= Private Eyes (play) =

1996 play by Steven Dietz

Private Eyes is a 1996 drama by Steven Dietz about deception and broken trust, labeled by the author as a "comedy of suspicion", as the story is brought in multiple layers and the audience is repeatedly tricked to believe that the current situation is real. Some critics - though not Dietz himself - consider it an homage to Tom Stoppard's 1982 The Real Thing, a play which features some similar themes and techniques.

==Story==
Husband and wife Matthew and Lisa are rehearsing a two- or perhaps three-person play. The British director Adrian uses his position of power to instantly seduce the "strikingly beautiful" Lisa and for a month or so Matthew desperately tries to deny their brazenly open affair or fantasizes about revenge. Then, Adrian's wife Cory tracks him down and Lisa turns out to be just another notch on his belt, after which all go their separate ways. In the brief final scene, Lisa approaches Matthew many years later, both declaring to have thought about only each other ever since.

This simple storyline is hidden in multiple, often conflicting layers, leaving the audience with doubts what part to believe (and some may even doubt the outline above). Like the beginning of Stoppard's play, the first scene is revealed to be the play the couple is rehearsing, with the additional twist that this play-in-a-play is about an audition and an affair between a director and an actress. The entire first half turns out to be a wistful version of how Matthew would have liked to expose the affair of his wife, as told to his therapist Frank (whose role can be played by a man or woman).

Frank sometimes speaks to the audience, coming to its rescue in especially confusing situations, and presenting him/herself as the only one it can really trust. However, perhaps he/she is not a real character but merely a metaphorical tool to reveal the internal struggles of both Matthew and Lisa (who also has taken Frank as her therapist), an idea enhanced by Frank's last narration that turns out to be an audition for Matthew.

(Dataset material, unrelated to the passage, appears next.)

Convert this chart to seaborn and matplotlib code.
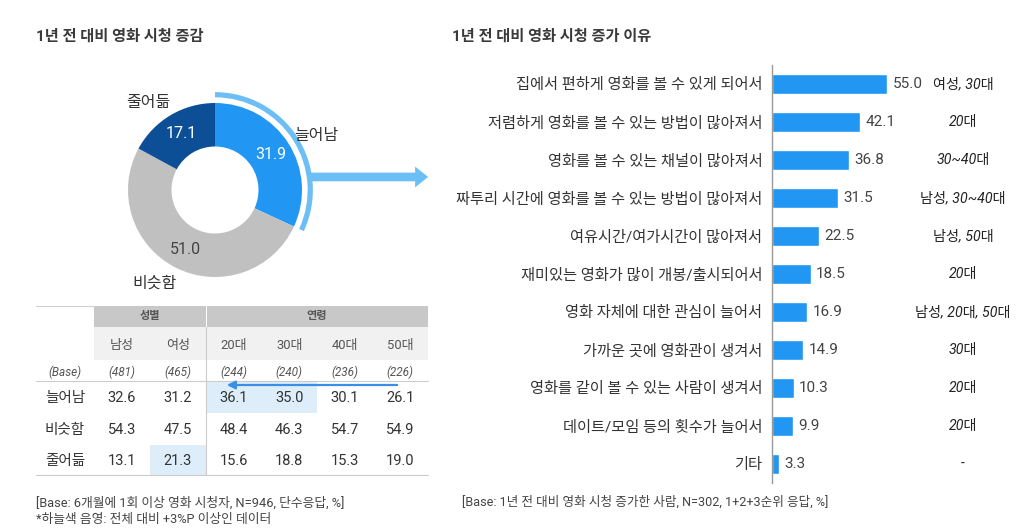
import numpy as np
import pandas as pd
import seaborn as sns
import matplotlib.pyplot as plt
from matplotlib.patches import Wedge, Rectangle, FancyArrow

# 데이터
change_labels = ['늘어남', '비슷함', '줄어듦']
change_pct = [31.9, 51.0, 17.1]

table_cols = ['남성', '여성', '20대', '30대', '40대', '50대']
table_base = [481, 465, 244, 240, 236, 226]
table_rows = ['늘어남', '비슷함', '줄어듦']
row_increase = [32.6, 31.2, 36.1, 35.0, 30.1, 26.1]
row_similar = [54.3, 47.5, 48.4, 46.3, 54.7, 54.9]
row_decrease = [13.1, 21.3, 15.6, 18.8, 15.3, 19.0]
highlight_cells = [(0, 2), (0, 3), (2, 1)]

reasons = ['집에서 편하게 영화를 볼 수 있게 되어서',
           '저렴하게 영화를 볼 수 있는 방법이 많아져서',
           '영화를 볼 수 있는 채널이 많아져서',
           '짜투리 시간에 영화를 볼 수 있는 방법이 많아져서',
           '여유시간/여가시간이 많아져서',
           '재미있는 영화가 많이 개봉/출시되어서',
           '영화 자체에 대한 관심이 늘어서',
           '가까운 곳에 영화관이 생겨서',
           '영화를 같이 볼 수 있는 사람이 생겨서',
           '데이트/모임 등의 횟수가 늘어서',
           '기타']
reason_pct = [55.0, 42.1, 36.8, 31.5, 22.5, 18.5, 16.9, 14.9, 10.3, 9.9, 3.3]
reason_notes = ['여성, 30대', '20대', '30~40대', '남성, 30~40대', '남성, 50대', '20대',
                '남성, 20대, 50대', '30대', '20대', '20대', '-']

sns.set_style('white')
plt.rcParams['font.family'] = ['Roboto', 'Noto Sans CJK KR', 'DejaVu Sans']

W, H = 1024, 529
BLUE = '#2196f3'
LIGHT = '#6cbff5'
NAVY = '#0d4f96'
GRAY = '#c0c0c0'
TXT = '#333333'

fig = plt.figure(figsize=(W / 100, H / 100), dpi=100)


def box(x0, y0, x1, y1):
    return [x0 / W, 1 - y1 / H, (x1 - x0) / W, (y1 - y0) / H]


# 배경 (픽셀 좌표) - 제목, 표, 주석
bg = fig.add_axes([0, 0, 1, 1])
bg.set_xlim(0, W)
bg.set_ylim(H, 0)
bg.axis('off')

bg.text(36, 37, '1년 전 대비 영화 시청 증감', fontsize=11, fontweight='bold', color='#3a3a3a', va='center')
bg.text(452, 37, '1년 전 대비 영화 시청 증가 이유', fontsize=11, fontweight='bold', color='#3a3a3a', va='center')

# 표
edges = [36, 94, 150, 206, 261.5, 317, 372.5, 428]
centers = [(edges[i] + edges[i + 1]) / 2 for i in range(1, 7)]
row_y = [381, 413, 445, 475]
bg.plot([36, 94], [306, 306], color='#d0d0d0', lw=0.8)
bg.add_patch(Rectangle((94, 306), 112, 21, color='#c8c8c8', lw=0))
bg.add_patch(Rectangle((207, 306), 221, 21, color='#c8c8c8', lw=0))
bg.add_patch(Rectangle((94, 327), 334, 33, color='#f1f1f1', lw=0))
bg.text(150, 316.5, '성별', ha='center', va='center', fontsize=8, fontweight='bold', color='#555')
bg.text(317, 316.5, '연령', ha='center', va='center', fontsize=8, fontweight='bold', color='#555')

for (r, c) in highlight_cells:
    bg.add_patch(Rectangle((edges[c + 1], row_y[r]), edges[c + 2] - edges[c + 1],
                           row_y[r + 1] - row_y[r], color='#ddeefa', lw=0))

for x, name, n in zip(centers, table_cols, table_base):
    bg.text(x, 345, name, ha='center', va='center', fontsize=9.4, color='#555')
    bg.text(x, 372, f'({n})', ha='center', va='center', fontsize=8.5, style='italic', color='#555')
bg.text(65, 372, '(Base)', ha='center', va='center', fontsize=8.5, style='italic', color='#555')

for i, (name, vals) in enumerate(zip(table_rows, [row_increase, row_similar, row_decrease])):
    y = (row_y[i] + row_y[i + 1]) / 2 + 1
    bg.text(65, y, name, ha='center', va='center', fontsize=10.5, color=TXT)
    for x, v in zip(centers, vals):
        bg.text(x, y, f'{v:.1f}', ha='center', va='center', fontsize=10.5, color=TXT)

bg.plot([36, 428], [381, 381], color='#cccccc', lw=0.8)
bg.plot([36, 428], [475, 475], color='#cccccc', lw=0.8)
bg.plot([206, 206], [327, 475], color='#cccccc', lw=0.8)
bg.annotate('', xy=(224, 385), xytext=(400, 385),
            arrowprops=dict(arrowstyle='-|>', color='#3a8ee6', lw=1.6, mutation_scale=12))

bg.text(36, 503, '[Base: 6개월에 1회 이상 영화 시청자, N=946, 단수응답, %]', fontsize=9.2, color='#444', va='center')
bg.text(36, 519, '*하늘색 음영: 전체 대비 +3%P 이상인 데이터', fontsize=9.2, color='#444', va='center')
bg.text(462, 502, '[Base: 1년 전 대비 영화 시청 증가한 사람, N=302, 1+2+3순위 응답, %]', fontsize=9.1, color='#444', va='center')

# 도넛
R = 87
ax_pie = fig.add_axes(box(0, 60, 440, 300))
wedges, texts, autotexts = ax_pie.pie(change_pct, colors=[BLUE, GRAY, NAVY], startangle=90, counterclock=False,
                                      radius=1, autopct='%.1f', pctdistance=0.76,
                                      wedgeprops=dict(width=0.5, edgecolor='none'),
                                      textprops=dict(fontsize=11.5))
for t, c in zip(autotexts, ['white', '#444', 'white']):
    t.set_color(c)
ax_pie.set_xlim(-215 / R, 225 / R)
ax_pie.set_ylim(-110 / R, 130 / R)
ax_pie.axis('off')

label_pos = [(1.17, 0.63), (-0.69, -1.07), (-0.77, 1.01)]
for (x, y), name in zip(label_pos, change_labels):
    ax_pie.text(x, y, name, ha='center', va='center', fontsize=11.5, color=TXT)

span = change_pct[0] * 3.6
ax_pie.add_patch(Wedge((0, 0), 1.125, 90 - span, 90, width=0.06, color=LIGHT, lw=0))
ax_pie.add_patch(FancyArrow(1.1, 0.15, 1.35, 0, width=0.1, head_width=0.24, head_length=0.15,
                            length_includes_head=True, color=LIGHT, lw=0))

# 막대 그래프
PX = 2.09
ax = fig.add_axes(box(772, 65, 1024, 483))
df = pd.DataFrame({'reason': reasons, 'pct': reason_pct})
sns.barplot(data=df, x='pct', y='reason', orient='h', color=BLUE, width=0.55, saturation=1, ax=ax)
ax.set_xlim(0, 252 / PX)
ax.set_xticks([])
ax.set_xlabel('')
ax.set_ylabel('')
ax.tick_params(axis='y', length=0, pad=7, labelsize=11, labelcolor=TXT)
sns.despine(ax=ax, bottom=True)
ax.spines['left'].set_color('#999999')
ax.spines['left'].set_linewidth(1)
ax.bar_label(ax.containers[0], fmt='%.1f', padding=4, fontsize=11, color='#444')
for i, note in enumerate(reason_notes):
    ax.text((963 - 772) / PX, i, note, ha='center', va='center', fontsize=10.2, style='italic', color='#222')

fig.savefig('out.png', dpi=100)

In the second act, we get a retelling of the events (by Matthew to Frank) from the beginning of the affair. This still non-linear process deteriorates slowly into several nightmarish scenes with Lisa letting her husband leave the rehearsal room (so Adrian can make love to her) or Matthew getting scolded by his wife and Adrian after being forced to watch them in bed. Comedic relief is provided by the appearance of Cory, who initially introduces herself as a "private eye" for Adrian's suspecting wife. Her violent revenge may also just be a fantasy as we're told that the bullet she fired "only" grazed Adrian's heart and he took a flight back to England, presumably to continue his predatory ways.

Although each layer by itself is deceptively plausible, the play takes several turns that make events in previous layers and sometimes even the overall story impossible. Examples of the latter are Frank's final audition and Cory featuring in Matthew's first account to Frank as an unlikely accomplice in his fantasized revenge before he meets her in a higher layer of the story. Such "plot holes" could be considered nods to Stoppard's play and the theater of the absurd. Dietz's use of comedic moments throughout the play, like the characters' unnatural wittiness, absurd but cathartic turns of events, and unexpectedly banal plays on words like Frank and "private Dick" has been suggested to be "because only a comedy can make us realize the truths we are not fond of".

==Theme==
Dietz described the origin of this play as "a scene in which two lovers fail to speak the truth. And, like a lie, the play grew. It began to go to greater and greater lengths to keep its own deceit afloat. It took my sense of structure for a ride and built a web of such complexity that clarity (a/k/a `truth') was rendered virtually impossible."

The theme of deception pervades the play at all levels. Besides the deception of the double adultery, each character takes several opportunities to deceive the other, be it in fantasy or for real. Matthew and Lisa also suffer from self-deception, as he refuses to believe the unpleasant turn of events, holding on to things, while everyone else is changing their lives, and she convinces herself that all this doesn't have to hurt Matthew. Dietz's breaking of several conventional rules of the theater of course repeatedly deceives the audience in believing each new version of reality. This, perhaps intentionally, can leave some members of the audience feel betrayed at the end, feeling used as a dupe for a magician's bag of tricks.

==Title==
Dietz had started to write the play as early as 1990 with the title The Usual Suspects. This version had a stage reading by the Arizona Theatre Company in 1992. In 1995, Christopher McQuarrie wrote a hit movie with that title, and Dietz "begrudgingly" changed his title.

==Performances==
"Private Eyes" was first performed in March 1996 by the Arizona Theatre Company. It gained wide recognition when it was presented as part of the 1997 Humana Festival of New American Plays, a widely attended yearly event at the Actors Theatre of Louisville. Though it never had a Broadway appearance, it has been Dietz's most commercially successful play.